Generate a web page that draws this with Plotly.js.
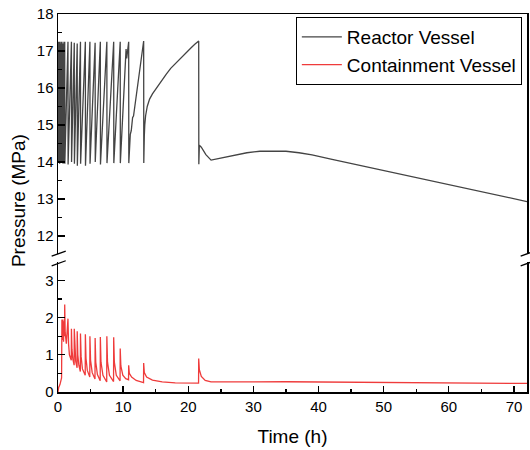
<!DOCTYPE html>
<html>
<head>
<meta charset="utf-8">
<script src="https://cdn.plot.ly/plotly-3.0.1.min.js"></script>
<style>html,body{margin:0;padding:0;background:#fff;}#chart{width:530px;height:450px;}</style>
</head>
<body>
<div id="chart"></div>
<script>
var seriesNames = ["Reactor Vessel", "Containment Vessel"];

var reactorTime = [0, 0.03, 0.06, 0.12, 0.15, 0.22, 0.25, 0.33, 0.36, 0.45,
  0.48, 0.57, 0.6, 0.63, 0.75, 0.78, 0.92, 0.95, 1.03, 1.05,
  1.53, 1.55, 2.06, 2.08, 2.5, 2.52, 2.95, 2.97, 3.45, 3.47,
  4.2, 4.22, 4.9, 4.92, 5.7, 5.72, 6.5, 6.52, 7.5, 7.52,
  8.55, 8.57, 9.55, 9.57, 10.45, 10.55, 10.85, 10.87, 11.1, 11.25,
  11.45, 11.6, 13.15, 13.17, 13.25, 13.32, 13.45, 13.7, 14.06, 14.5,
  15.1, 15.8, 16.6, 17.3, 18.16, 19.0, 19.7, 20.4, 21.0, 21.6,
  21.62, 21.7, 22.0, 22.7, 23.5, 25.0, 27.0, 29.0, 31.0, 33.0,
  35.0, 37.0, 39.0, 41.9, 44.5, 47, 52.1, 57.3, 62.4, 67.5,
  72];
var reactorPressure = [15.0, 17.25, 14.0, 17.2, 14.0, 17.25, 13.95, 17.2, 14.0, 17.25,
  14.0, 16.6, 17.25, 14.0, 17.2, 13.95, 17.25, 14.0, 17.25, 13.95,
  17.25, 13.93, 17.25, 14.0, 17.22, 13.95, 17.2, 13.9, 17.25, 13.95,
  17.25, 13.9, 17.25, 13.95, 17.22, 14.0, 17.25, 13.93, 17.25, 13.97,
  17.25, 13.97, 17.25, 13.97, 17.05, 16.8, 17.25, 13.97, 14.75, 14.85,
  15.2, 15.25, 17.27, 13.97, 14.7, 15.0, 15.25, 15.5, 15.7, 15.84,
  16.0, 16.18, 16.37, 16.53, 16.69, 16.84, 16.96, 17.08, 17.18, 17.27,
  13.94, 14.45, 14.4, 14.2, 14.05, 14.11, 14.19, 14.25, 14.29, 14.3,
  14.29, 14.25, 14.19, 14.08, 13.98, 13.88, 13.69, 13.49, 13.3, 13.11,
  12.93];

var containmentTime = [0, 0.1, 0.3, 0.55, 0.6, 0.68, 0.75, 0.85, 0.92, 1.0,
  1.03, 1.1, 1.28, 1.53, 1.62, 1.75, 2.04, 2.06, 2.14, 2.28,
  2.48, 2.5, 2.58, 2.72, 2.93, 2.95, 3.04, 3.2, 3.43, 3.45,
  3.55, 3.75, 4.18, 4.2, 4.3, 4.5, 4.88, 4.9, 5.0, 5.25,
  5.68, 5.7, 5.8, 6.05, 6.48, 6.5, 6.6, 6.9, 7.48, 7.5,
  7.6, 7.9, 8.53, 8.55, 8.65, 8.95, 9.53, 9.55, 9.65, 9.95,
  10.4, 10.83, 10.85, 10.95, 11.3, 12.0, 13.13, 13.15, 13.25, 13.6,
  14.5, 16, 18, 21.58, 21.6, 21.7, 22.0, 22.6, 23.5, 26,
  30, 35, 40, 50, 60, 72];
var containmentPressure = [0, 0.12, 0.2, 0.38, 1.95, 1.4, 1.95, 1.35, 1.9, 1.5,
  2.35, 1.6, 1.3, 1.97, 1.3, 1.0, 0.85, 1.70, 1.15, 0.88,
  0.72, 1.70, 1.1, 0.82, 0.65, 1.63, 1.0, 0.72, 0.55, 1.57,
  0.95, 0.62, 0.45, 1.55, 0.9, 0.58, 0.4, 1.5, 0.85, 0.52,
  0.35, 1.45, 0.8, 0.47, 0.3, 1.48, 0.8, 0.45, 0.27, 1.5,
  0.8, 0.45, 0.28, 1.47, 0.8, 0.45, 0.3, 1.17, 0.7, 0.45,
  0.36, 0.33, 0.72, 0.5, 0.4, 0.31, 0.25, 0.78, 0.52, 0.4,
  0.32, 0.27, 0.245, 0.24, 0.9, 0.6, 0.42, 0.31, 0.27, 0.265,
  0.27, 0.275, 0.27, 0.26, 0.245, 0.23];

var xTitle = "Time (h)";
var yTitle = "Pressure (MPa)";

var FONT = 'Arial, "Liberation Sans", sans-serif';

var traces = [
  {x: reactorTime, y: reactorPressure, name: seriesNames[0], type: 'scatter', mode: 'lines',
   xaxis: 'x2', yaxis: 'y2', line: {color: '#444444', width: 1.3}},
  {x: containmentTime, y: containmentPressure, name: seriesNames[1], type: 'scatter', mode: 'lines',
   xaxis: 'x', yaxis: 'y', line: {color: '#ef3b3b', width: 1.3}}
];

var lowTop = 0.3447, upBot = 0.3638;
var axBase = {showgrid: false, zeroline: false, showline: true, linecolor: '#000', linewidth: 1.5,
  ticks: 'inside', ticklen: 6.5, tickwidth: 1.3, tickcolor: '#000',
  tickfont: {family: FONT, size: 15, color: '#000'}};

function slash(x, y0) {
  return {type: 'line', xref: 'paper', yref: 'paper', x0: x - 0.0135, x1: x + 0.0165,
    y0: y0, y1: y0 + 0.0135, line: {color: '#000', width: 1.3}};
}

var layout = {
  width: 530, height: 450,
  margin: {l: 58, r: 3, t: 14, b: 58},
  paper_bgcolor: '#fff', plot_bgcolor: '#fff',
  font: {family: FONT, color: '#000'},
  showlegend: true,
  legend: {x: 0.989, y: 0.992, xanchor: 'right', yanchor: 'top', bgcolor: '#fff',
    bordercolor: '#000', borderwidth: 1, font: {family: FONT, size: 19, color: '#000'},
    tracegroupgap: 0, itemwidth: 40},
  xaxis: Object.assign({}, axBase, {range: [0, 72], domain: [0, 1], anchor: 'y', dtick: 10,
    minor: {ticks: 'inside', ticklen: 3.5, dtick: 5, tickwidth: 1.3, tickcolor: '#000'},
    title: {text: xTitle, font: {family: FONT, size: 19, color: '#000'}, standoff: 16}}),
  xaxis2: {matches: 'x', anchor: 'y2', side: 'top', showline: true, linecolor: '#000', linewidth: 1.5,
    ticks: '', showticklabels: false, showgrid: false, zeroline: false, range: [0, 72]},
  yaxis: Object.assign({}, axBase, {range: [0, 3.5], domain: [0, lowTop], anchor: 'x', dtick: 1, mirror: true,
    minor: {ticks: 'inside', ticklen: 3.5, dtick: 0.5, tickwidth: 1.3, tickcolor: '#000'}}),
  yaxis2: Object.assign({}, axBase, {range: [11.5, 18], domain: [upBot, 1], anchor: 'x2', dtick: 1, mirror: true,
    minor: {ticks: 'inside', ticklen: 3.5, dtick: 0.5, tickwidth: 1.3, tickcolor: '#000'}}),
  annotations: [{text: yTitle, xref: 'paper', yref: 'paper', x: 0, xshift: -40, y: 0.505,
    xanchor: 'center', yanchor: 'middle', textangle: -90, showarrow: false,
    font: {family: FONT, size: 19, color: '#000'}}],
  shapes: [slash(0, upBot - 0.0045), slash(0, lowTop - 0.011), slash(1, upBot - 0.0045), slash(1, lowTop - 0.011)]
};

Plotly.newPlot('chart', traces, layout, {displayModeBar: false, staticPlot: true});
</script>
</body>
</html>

§ **Exercise instructions**: Omit every picture while copying the listing above exactly.

§ **Exercise solution**:
Generate a web page that draws this with Plotly.js.
<!DOCTYPE html>
<html>
<head>
<meta charset="utf-8">
<script src="https://cdn.plot.ly/plotly-3.0.1.min.js"></script>
<style>html,body{margin:0;padding:0;background:#fff;}#chart{width:530px;height:450px;}</style>
</head>
<body>
<div id="chart"></div>
<script>
var seriesNames = ["Reactor Vessel", "Containment Vessel"];

var reactorTime = [0, 0.03, 0.06, 0.12, 0.15, 0.22, 0.25, 0.33, 0.36, 0.45,
  0.48, 0.57, 0.6, 0.63, 0.75, 0.78, 0.92, 0.95, 1.03, 1.05,
  1.53, 1.55, 2.06, 2.08, 2.5, 2.52, 2.95, 2.97, 3.45, 3.47,
  4.2, 4.22, 4.9, 4.92, 5.7, 5.72, 6.5, 6.52, 7.5, 7.52,
  8.55, 8.57, 9.55, 9.57, 10.45, 10.55, 10.85, 10.87, 11.1, 11.25,
  11.45, 11.6, 13.15, 13.17, 13.25, 13.32, 13.45, 13.7, 14.06, 14.5,
  15.1, 15.8, 16.6, 17.3, 18.16, 19.0, 19.7, 20.4, 21.0, 21.6,
  21.62, 21.7, 22.0, 22.7, 23.5, 25.0, 27.0, 29.0, 31.0, 33.0,
  35.0, 37.0, 39.0, 41.9, 44.5, 47, 52.1, 57.3, 62.4, 67.5,
  72];
var reactorPressure = [15.0, 17.25, 14.0, 17.2, 14.0, 17.25, 13.95, 17.2, 14.0, 17.25,
  14.0, 16.6, 17.25, 14.0, 17.2, 13.95, 17.25, 14.0, 17.25, 13.95,
  17.25, 13.93, 17.25, 14.0, 17.22, 13.95, 17.2, 13.9, 17.25, 13.95,
  17.25, 13.9, 17.25, 13.95, 17.22, 14.0, 17.25, 13.93, 17.25, 13.97,
  17.25, 13.97, 17.25, 13.97, 17.05, 16.8, 17.25, 13.97, 14.75, 14.85,
  15.2, 15.25, 17.27, 13.97, 14.7, 15.0, 15.25, 15.5, 15.7, 15.84,
  16.0, 16.18, 16.37, 16.53, 16.69, 16.84, 16.96, 17.08, 17.18, 17.27,
  13.94, 14.45, 14.4, 14.2, 14.05, 14.11, 14.19, 14.25, 14.29, 14.3,
  14.29, 14.25, 14.19, 14.08, 13.98, 13.88, 13.69, 13.49, 13.3, 13.11,
  12.93];

var containmentTime = [0, 0.1, 0.3, 0.55, 0.6, 0.68, 0.75, 0.85, 0.92, 1.0,
  1.03, 1.1, 1.28, 1.53, 1.62, 1.75, 2.04, 2.06, 2.14, 2.28,
  2.48, 2.5, 2.58, 2.72, 2.93, 2.95, 3.04, 3.2, 3.43, 3.45,
  3.55, 3.75, 4.18, 4.2, 4.3, 4.5, 4.88, 4.9, 5.0, 5.25,
  5.68, 5.7, 5.8, 6.05, 6.48, 6.5, 6.6, 6.9, 7.48, 7.5,
  7.6, 7.9, 8.53, 8.55, 8.65, 8.95, 9.53, 9.55, 9.65, 9.95,
  10.4, 10.83, 10.85, 10.95, 11.3, 12.0, 13.13, 13.15, 13.25, 13.6,
  14.5, 16, 18, 21.58, 21.6, 21.7, 22.0, 22.6, 23.5, 26,
  30, 35, 40, 50, 60, 72];
var containmentPressure = [0, 0.12, 0.2, 0.38, 1.95, 1.4, 1.95, 1.35, 1.9, 1.5,
  2.35, 1.6, 1.3, 1.97, 1.3, 1.0, 0.85, 1.70, 1.15, 0.88,
  0.72, 1.70, 1.1, 0.82, 0.65, 1.63, 1.0, 0.72, 0.55, 1.57,
  0.95, 0.62, 0.45, 1.55, 0.9, 0.58, 0.4, 1.5, 0.85, 0.52,
  0.35, 1.45, 0.8, 0.47, 0.3, 1.48, 0.8, 0.45, 0.27, 1.5,
  0.8, 0.45, 0.28, 1.47, 0.8, 0.45, 0.3, 1.17, 0.7, 0.45,
  0.36, 0.33, 0.72, 0.5, 0.4, 0.31, 0.25, 0.78, 0.52, 0.4,
  0.32, 0.27, 0.245, 0.24, 0.9, 0.6, 0.42, 0.31, 0.27, 0.265,
  0.27, 0.275, 0.27, 0.26, 0.245, 0.23];

var xTitle = "Time (h)";
var yTitle = "Pressure (MPa)";

var FONT = 'Arial, "Liberation Sans", sans-serif';

var traces = [
  {x: reactorTime, y: reactorPressure, name: seriesNames[0], type: 'scatter', mode: 'lines',
   xaxis: 'x2', yaxis: 'y2', line: {color: '#444444', width: 1.3}},
  {x: containmentTime, y: containmentPressure, name: seriesNames[1], type: 'scatter', mode: 'lines',
   xaxis: 'x', yaxis: 'y', line: {color: '#ef3b3b', width: 1.3}}
];

var lowTop = 0.3447, upBot = 0.3638;
var axBase = {showgrid: false, zeroline: false, showline: true, linecolor: '#000', linewidth: 1.5,
  ticks: 'inside', ticklen: 6.5, tickwidth: 1.3, tickcolor: '#000',
  tickfont: {family: FONT, size: 15, color: '#000'}};

function slash(x, y0) {
  return {type: 'line', xref: 'paper', yref: 'paper', x0: x - 0.0135, x1: x + 0.0165,
    y0: y0, y1: y0 + 0.0135, line: {color: '#000', width: 1.3}};
}

var layout = {
  width: 530, height: 450,
  margin: {l: 58, r: 3, t: 14, b: 58},
  paper_bgcolor: '#fff', plot_bgcolor: '#fff',
  font: {family: FONT, color: '#000'},
  showlegend: true,
  legend: {x: 0.989, y: 0.992, xanchor: 'right', yanchor: 'top', bgcolor: '#fff',
    bordercolor: '#000', borderwidth: 1, font: {family: FONT, size: 19, color: '#000'},
    tracegroupgap: 0, itemwidth: 40},
  xaxis: Object.assign({}, axBase, {range: [0, 72], domain: [0, 1], anchor: 'y', dtick: 10,
    minor: {ticks: 'inside', ticklen: 3.5, dtick: 5, tickwidth: 1.3, tickcolor: '#000'},
    title: {text: xTitle, font: {family: FONT, size: 19, color: '#000'}, standoff: 16}}),
  xaxis2: {matches: 'x', anchor: 'y2', side: 'top', showline: true, linecolor: '#000', linewidth: 1.5,
    ticks: '', showticklabels: false, showgrid: false, zeroline: false, range: [0, 72]},
  yaxis: Object.assign({}, axBase, {range: [0, 3.5], domain: [0, lowTop], anchor: 'x', dtick: 1, mirror: true,
    minor: {ticks: 'inside', ticklen: 3.5, dtick: 0.5, tickwidth: 1.3, tickcolor: '#000'}}),
  yaxis2: Object.assign({}, axBase, {range: [11.5, 18], domain: [upBot, 1], anchor: 'x2', dtick: 1, mirror: true,
    minor: {ticks: 'inside', ticklen: 3.5, dtick: 0.5, tickwidth: 1.3, tickcolor: '#000'}}),
  annotations: [{text: yTitle, xref: 'paper', yref: 'paper', x: 0, xshift: -40, y: 0.505,
    xanchor: 'center', yanchor: 'middle', textangle: -90, showarrow: false,
    font: {family: FONT, size: 19, color: '#000'}}],
  shapes: [slash(0, upBot - 0.0045), slash(0, lowTop - 0.011), slash(1, upBot - 0.0045), slash(1, lowTop - 0.011)]
};

Plotly.newPlot('chart', traces, layout, {displayModeBar: false, staticPlot: true});
</script>
</body>
</html>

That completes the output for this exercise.